Skip site navigation (1) Skip section navigation (2)

Re: Shared pg_xlog directory/partition and warm standby

From: "Simon Riggs" <simon(at)2ndquadrant(dot)com>
To: "Florian G(dot) Pflug" <fgp(at)phlo(dot)org>
Cc: "Devrim GUNDUZ" <devrim(at)CommandPrompt(dot)com>,<pgsql-hackers(at)postgresql(dot)org>
Subject: Re: Shared pg_xlog directory/partition and warm standby
Date: 2006-11-27 16:35:30
Message-ID: 1164645330.3778.200.camel@silverbirch.site (view raw or flat)
Thread:
Lists: pgsql-hackers
On Mon, 2006-11-27 at 14:17 +0100, Florian G. Pflug wrote:
> Devrim GUNDUZ wrote:
> > Is there anything that may prevent two PostgreSQL servers to share the
> > same pg_xlog directory; while one is using read-only and the other one
> > is using the same partition for read and write? The problem is: If we
> > share the same pg_xlog between production server and warm standby
> > server; can you see any possibility of data/xlog corruption? Of course,
> > warm standby server will mount that partition as read-only.
> 
> What happens in the standby server falls so far behind the master that
> the xlogs it wants to read are already being overwritten?
> 
> AFAIK the files in pg_xlog form a circular buffer, and are reused after 
> a while...

If the archive_command doesn't actually do anything, just leaves them
there, the files will automatically get moved to .done state and will
then get removed within 2 checkpoints. So it will work as long as your
standby keeps up with the primary. If it falls behind, you'll lose the
file and you'll be out of luck (no file, start from base backup again).
A large checkpoint_segments would help, but no way to avoid that
situation.

The archiver assumes that you want to archive things oldest first, so if
the archive_command fails it will retry on that file repeatedly. Put it
another way the archiving is synchronous: when an archive is requested
we wait for the answer before attempting the next. 

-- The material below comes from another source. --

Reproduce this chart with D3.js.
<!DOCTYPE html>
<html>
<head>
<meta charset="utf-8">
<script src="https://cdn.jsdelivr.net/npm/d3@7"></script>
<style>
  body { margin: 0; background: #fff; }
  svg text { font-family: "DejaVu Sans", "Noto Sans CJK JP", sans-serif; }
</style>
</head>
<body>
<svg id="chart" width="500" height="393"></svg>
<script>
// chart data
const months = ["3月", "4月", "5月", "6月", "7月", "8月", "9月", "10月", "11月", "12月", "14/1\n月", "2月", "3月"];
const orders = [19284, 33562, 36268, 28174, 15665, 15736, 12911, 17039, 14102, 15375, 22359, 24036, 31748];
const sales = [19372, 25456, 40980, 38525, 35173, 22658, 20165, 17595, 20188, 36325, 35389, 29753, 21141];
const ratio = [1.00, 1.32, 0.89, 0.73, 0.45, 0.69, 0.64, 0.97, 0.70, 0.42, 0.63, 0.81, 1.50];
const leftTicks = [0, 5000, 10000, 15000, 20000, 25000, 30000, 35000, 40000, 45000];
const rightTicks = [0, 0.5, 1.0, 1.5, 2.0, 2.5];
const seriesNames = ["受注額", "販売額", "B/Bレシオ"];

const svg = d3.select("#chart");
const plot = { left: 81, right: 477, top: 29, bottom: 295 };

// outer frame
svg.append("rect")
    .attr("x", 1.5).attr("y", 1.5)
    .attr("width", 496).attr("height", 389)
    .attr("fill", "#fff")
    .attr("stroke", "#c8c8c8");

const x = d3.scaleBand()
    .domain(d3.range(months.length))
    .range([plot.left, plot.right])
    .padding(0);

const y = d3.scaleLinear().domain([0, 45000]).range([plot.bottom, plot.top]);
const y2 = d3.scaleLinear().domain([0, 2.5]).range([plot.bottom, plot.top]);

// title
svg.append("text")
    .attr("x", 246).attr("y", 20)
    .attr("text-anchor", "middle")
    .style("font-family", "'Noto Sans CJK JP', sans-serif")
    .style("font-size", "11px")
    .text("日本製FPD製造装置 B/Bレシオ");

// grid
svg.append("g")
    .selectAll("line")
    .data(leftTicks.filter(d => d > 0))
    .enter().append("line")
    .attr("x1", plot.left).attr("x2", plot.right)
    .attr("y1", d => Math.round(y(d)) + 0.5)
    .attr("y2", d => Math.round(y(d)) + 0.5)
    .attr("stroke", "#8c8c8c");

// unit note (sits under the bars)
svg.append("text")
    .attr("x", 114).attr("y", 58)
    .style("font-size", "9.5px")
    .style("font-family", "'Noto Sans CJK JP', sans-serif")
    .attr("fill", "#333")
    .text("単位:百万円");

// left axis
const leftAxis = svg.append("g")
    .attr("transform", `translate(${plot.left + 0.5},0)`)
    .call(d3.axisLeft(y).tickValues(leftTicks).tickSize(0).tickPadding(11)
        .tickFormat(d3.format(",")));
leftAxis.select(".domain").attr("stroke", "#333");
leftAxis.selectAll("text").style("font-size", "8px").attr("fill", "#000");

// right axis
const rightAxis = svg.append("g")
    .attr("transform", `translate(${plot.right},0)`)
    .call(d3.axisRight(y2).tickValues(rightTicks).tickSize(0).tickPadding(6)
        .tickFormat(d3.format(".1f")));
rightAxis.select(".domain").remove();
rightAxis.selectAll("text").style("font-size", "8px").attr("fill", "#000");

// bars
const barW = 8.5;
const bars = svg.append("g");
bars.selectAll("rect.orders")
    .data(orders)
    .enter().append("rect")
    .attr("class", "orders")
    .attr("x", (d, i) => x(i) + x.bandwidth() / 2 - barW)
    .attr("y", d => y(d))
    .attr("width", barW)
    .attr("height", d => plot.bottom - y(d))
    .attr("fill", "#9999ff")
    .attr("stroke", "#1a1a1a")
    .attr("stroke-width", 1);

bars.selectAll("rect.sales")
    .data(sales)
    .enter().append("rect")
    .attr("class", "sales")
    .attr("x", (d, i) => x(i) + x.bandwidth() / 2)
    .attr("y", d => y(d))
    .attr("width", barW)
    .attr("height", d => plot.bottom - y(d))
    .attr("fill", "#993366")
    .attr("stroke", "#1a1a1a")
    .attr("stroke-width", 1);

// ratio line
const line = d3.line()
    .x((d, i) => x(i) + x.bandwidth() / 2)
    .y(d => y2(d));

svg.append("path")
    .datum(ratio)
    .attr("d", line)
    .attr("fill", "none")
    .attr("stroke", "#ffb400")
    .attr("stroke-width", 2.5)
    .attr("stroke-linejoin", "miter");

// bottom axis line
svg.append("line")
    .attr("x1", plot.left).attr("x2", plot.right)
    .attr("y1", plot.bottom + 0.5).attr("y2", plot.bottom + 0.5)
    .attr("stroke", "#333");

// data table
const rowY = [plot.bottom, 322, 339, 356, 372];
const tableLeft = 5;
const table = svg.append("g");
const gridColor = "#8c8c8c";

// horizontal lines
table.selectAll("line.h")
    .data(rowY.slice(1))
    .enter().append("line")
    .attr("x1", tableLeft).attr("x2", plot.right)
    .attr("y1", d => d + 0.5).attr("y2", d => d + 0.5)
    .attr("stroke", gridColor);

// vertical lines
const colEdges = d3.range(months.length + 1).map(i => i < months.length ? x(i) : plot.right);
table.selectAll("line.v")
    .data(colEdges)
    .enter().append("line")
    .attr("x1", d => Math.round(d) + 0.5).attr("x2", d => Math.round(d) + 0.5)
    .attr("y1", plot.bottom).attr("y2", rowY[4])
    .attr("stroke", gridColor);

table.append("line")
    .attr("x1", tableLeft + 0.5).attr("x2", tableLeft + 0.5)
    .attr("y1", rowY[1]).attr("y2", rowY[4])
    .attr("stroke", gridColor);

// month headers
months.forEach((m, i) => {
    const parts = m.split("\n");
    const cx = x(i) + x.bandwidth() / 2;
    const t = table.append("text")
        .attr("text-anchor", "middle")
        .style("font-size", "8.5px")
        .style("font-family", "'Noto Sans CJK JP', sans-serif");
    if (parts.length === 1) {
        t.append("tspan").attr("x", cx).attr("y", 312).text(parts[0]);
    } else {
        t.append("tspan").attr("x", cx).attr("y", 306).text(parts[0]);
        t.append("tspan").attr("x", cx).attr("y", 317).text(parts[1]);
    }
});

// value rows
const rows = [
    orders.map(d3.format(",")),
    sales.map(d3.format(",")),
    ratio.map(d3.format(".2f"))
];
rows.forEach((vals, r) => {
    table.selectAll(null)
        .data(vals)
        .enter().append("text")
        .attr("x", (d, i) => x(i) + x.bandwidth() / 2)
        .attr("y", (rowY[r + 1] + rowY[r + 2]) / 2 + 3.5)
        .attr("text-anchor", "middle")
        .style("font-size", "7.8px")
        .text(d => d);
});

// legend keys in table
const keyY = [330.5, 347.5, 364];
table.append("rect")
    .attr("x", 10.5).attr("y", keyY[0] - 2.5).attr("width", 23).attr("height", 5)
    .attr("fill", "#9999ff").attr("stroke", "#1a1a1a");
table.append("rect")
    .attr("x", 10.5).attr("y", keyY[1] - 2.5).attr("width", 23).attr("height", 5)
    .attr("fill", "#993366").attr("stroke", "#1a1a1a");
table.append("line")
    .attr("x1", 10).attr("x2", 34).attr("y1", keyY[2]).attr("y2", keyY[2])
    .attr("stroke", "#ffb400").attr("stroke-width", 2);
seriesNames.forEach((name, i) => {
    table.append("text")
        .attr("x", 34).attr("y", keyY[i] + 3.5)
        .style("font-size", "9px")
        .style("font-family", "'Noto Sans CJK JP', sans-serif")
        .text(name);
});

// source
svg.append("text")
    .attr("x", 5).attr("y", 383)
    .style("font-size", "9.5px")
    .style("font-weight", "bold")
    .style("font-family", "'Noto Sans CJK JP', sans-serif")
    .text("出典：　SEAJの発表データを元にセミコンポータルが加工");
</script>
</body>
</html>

I suppose we might want to have multiple archivals occurring
simultaneously by overlapping their start and stop times. That might be
useful for situations where we have a bank of slow response tape
drives/autoloaders?

You'd need to have a second archive command to poll for completion.
Currently archive_status has 2 states: .ready and .done. We could have 3
states: .ready, .inprogress and .done. The first archive_command_start,
if successful would move the state from .ready to .inprogress, while the
second archive_command_confirm would move the state from .inprogress
to .done. (Better names please...)

With an asynchronous API, it would then be possible to fire off requests
to archive lots of files, then return later to confirm their completion.
Or in Devrim's case do nothing apart from wait for them to be applied by
the Standby server.

Anybody else see the need for this?

-- 
  Simon Riggs             
  EnterpriseDB   http://www.enterprisedb.com



In response to

Responses

pgsql-hackers by date

Next:From: Simon RiggsDate: 2006-11-27 17:02:28
Subject: Re: Configuring BLCKSZ and XLOGSEGSZ (in 8.3)
Previous:From: Mike RylanderDate: 2006-11-27 16:03:47
Subject: Re: Configuring BLCKSZ and XLOGSEGSZ (in 8.3)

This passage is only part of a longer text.